Le travail de lobbies en Outre-mer plutôt que la voix de la foule

Pour lutter contre l'inceste, le travail associatif reste primordial. Pour Fabienne Sainte-Rose en Martinique, c'est avec Lamevi, l'association des mille et une victimes d'inceste et de traumatismes, depuis 2014 et au sein de SOS Kriz depuis 2015. Pour Saïrati Assimoukou à Mayotte, c'est en créant en octobre dernier "Souboutou ouhédzé jilaho - ose libérer ta parole" pour aider les victimes de son archipel natal.

En Martinique, comme désormais à Mayotte, ce sont des survivantes impliquées dans le milieu associatif qui donnent un visage et une voix aux victimes, les encourageant à s'exprimer. En 7 ans, Lamevi a ainsi accueilli plus de 2 500 Martiniquaises et une dizaine de Martiniquais dans ses groupes de parole. Saïrati Assimoukou a, quant à elle, déjà reçu des dizaines de témoignages de survivant(e)s. L'une comme l'autre ont choisi de s'exprimer publiquement, au risque de s'exposer aux représailles de leurs agresseurs et de ses proches, voire du reste de leur famille.

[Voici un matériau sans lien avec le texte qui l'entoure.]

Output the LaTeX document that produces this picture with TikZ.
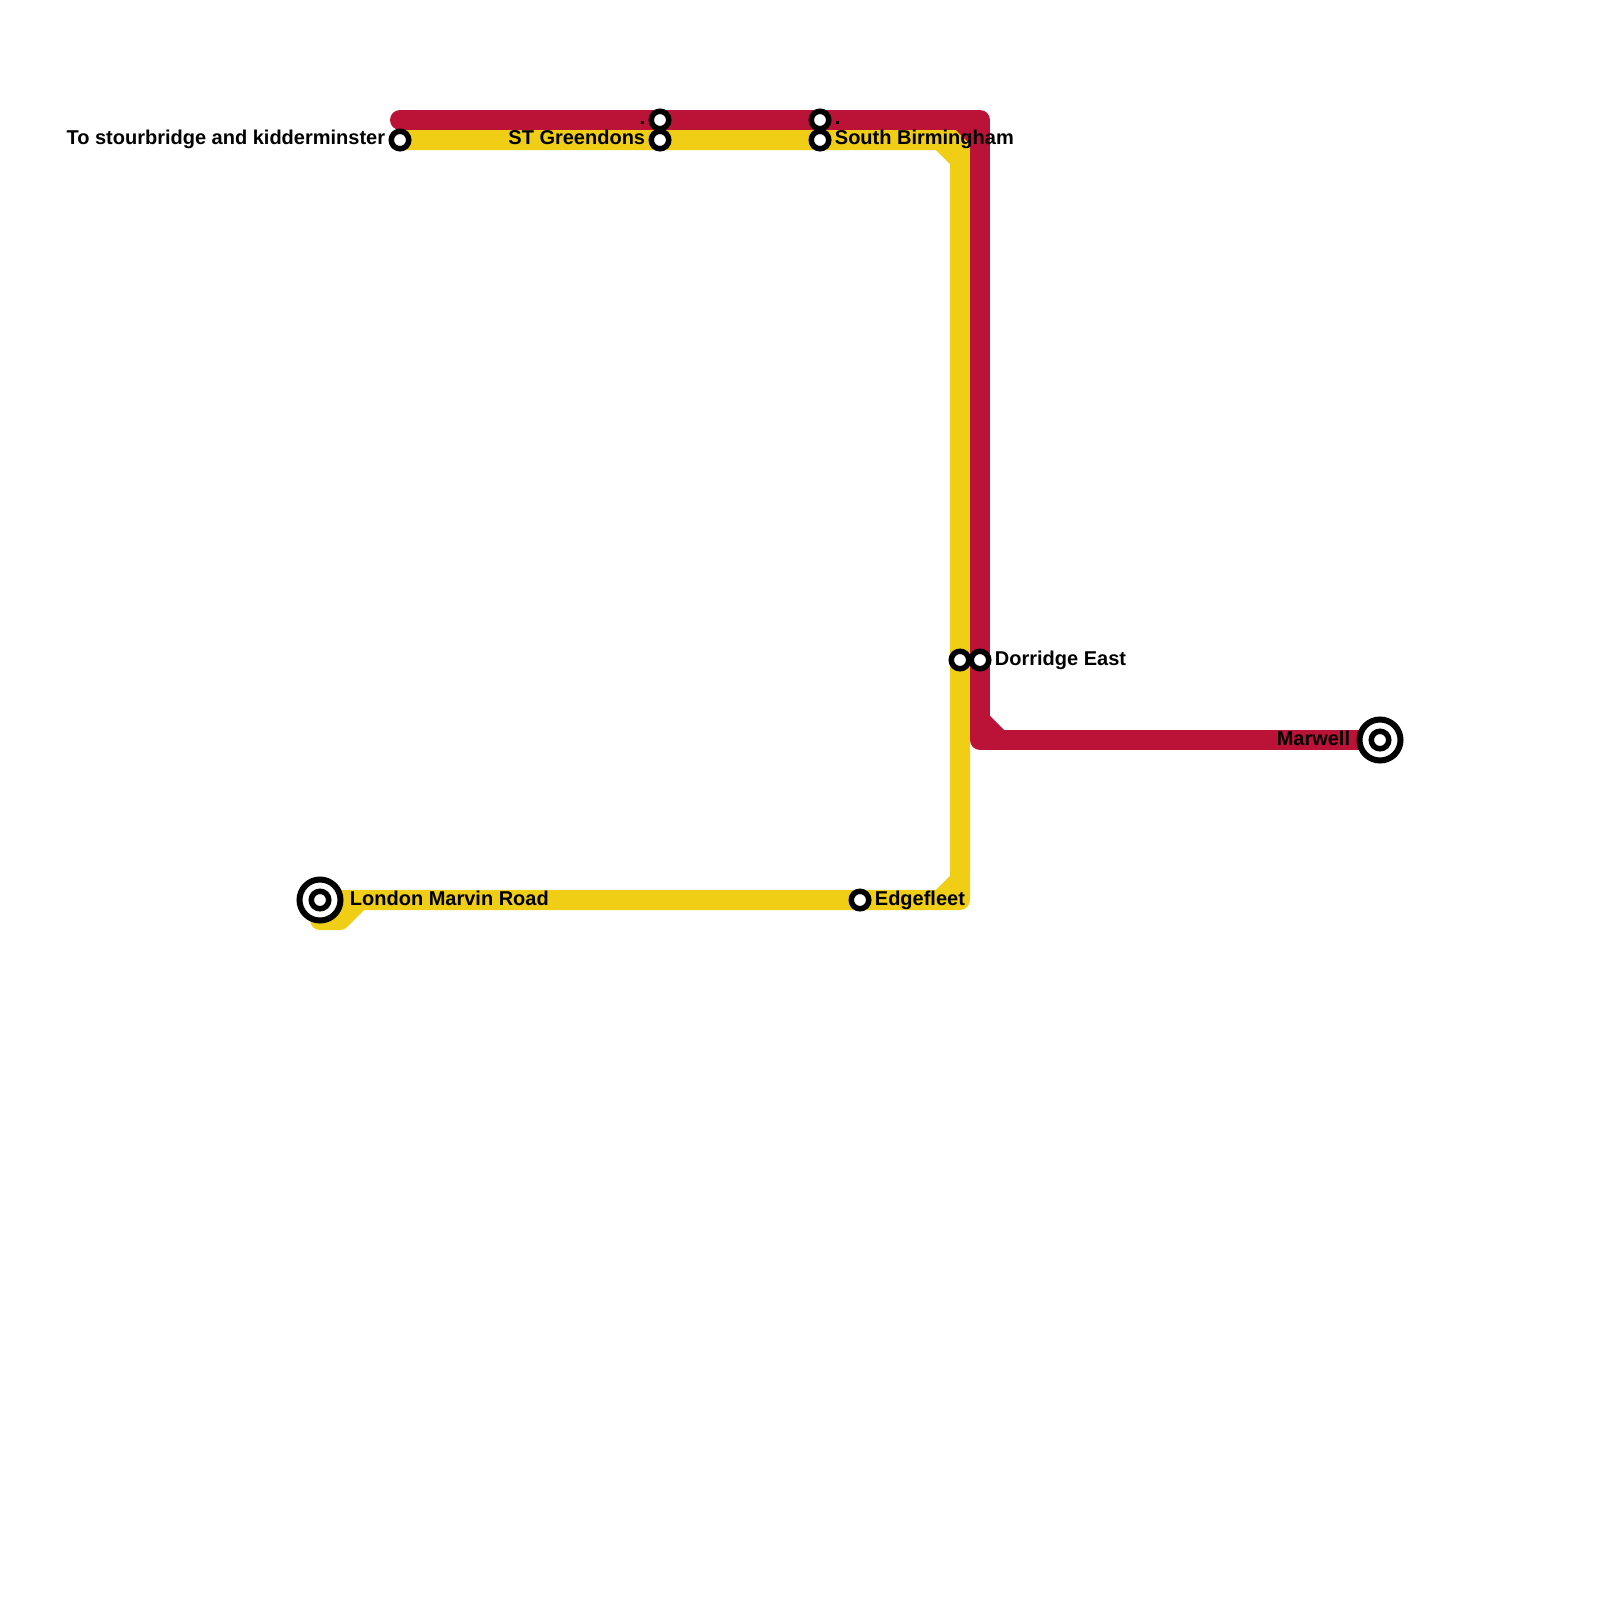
\documentclass[tikz,border=0pt]{standalone}
\usepackage{fontspec}
\setmainfont{Liberation Sans}
\usepackage{xcolor}
\usepackage{tikz}
\usetikzlibrary{positioning,backgrounds}
\definecolor{linered}{HTML}{BB1238}
\definecolor{lineyellow}{HTML}{F0CE15}

\begin{document}
\begin{tikzpicture}[x=0.5pt, y=-0.5pt,
  track/.style={line width=10pt, line cap=round, line join=round},
  redtrack/.style={track, linered},
  yellowtrack/.style={track, lineyellow},
  stn/.style={circle, draw=black, fill=white, line width=2.75pt, minimum size=8.75pt, inner sep=0pt},
  term/.style={stn, line width=3pt, minimum size=20.5pt},
  lbl/.style={font=\bfseries\fontsize{10}{12}\selectfont, text=black, inner sep=0pt, text height=7pt, text depth=2pt},
  node distance=1.5pt and 1.5pt]
\useasboundingbox (0,0) rectangle (1600,1600);
\node[stn] (stour) at (400,140) {};
\node[stn] (greenT) at (660,120) {};
\node[stn] (greenB) at (660,140) {};
\node[stn] (birmT) at (820,120) {};
\node[stn] (birmB) at (820,140) {};
\node[stn] (dorrY) at (960,660) {};
\node[stn] (dorrR) at (980,660) {};
\node[stn] (edge) at (860,900) {};
\node[term] (london) at (320,900) {};
\node[stn] (londonC) at (london.center) {};
\node[term] (marwell) at (1380,740) {};
\node[stn] (marwellC) at (marwell.center) {};
\coordinate (redStart) at (400,120);
\coordinate (redTop) at (980,120);
\coordinate (redLow) at (980,740);
\coordinate (yelTop) at (960,140);
\coordinate (yelLow) at (960,900);
\coordinate (yelDrop) at (320,920);
\coordinate (yelKink) at (340,920);
\coordinate (yelJoin) at (360,900);
\node[lbl, left=of stour] {To stourbridge and kidderminster};
\node[lbl, left=of greenT] {.};
\node[lbl, left=of greenB] {ST Greendons};
\node[lbl, right=of birmT] {.};
\node[lbl, right=of birmB] {South Birmingham};
\node[lbl, right=of dorrR] {Dorridge East};
\node[lbl, right=of edge] {Edgefleet};
\node[lbl, right=3pt of london] {London Marvin Road};
\node[lbl, left=3pt of marwell] {Marwell};
\begin{scope}[on background layer]
\draw[yellowtrack] (stour.center) -- (yelTop) -- (dorrY.center) -- (yelLow) -- (edge.center) -- (yelJoin) -- (london.center) -- (yelDrop) -- (yelKink) -- (yelJoin);
\draw[yellowtrack] (940,140) -- (960,160);
\draw[yellowtrack] (960,880) -- (940,900);
\draw[redtrack] (redStart) -- (greenT.center) -- (birmT.center) -- (redTop) -- (dorrR.center) -- (redLow) -- (marwell.center);
\draw[redtrack] (960,120) -- (980,140);
\draw[redtrack] (980,720) -- (1000,740);
\end{scope}
\end{tikzpicture}
\end{document}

Décliner le combat localement

Les Ultramarins de l'Hexagone ne se sont pas emparées du hashtag #MeTooInceste, et la vague n'a pas non plus réellement déferlé sur les Outre-mer en janvier. A La Réunion par exemple, le mouvement de prise de parole sur les réseaux sociaux est passé inaperçu, jusqu'à ce que des pages locales soient lancées début février sous le nom "#MeTooInceste974". "Les gens ne s'identifiaient pas forcément ici à La Réunion, explique Jessy Michèle du collectif Eliana. Ils en avaient entendu parler mais, avant de reprendre et mettre le 974 derrière, le #MeTooInceste n'avait pas d'impact ici."

Sur Twitter, Facebook et Tiktok, le collectif Eliana, qui regroupe une vingtaine d'associations réunionnaises, partagent des messages de soutien de personnalités de l'île qui encouragent la libération de la parole et les témoignages de victimes. "Même si c'est anonyme, on reçoit trois ou quatre témoignages de victimes chaque jour." Le collectif réunionnais souhaite ainsi que la population s'approprie le mouvement, dans l'espoir que les associations puissent collaborer plus facilement avec les spécialistes de la victimologie et la justice.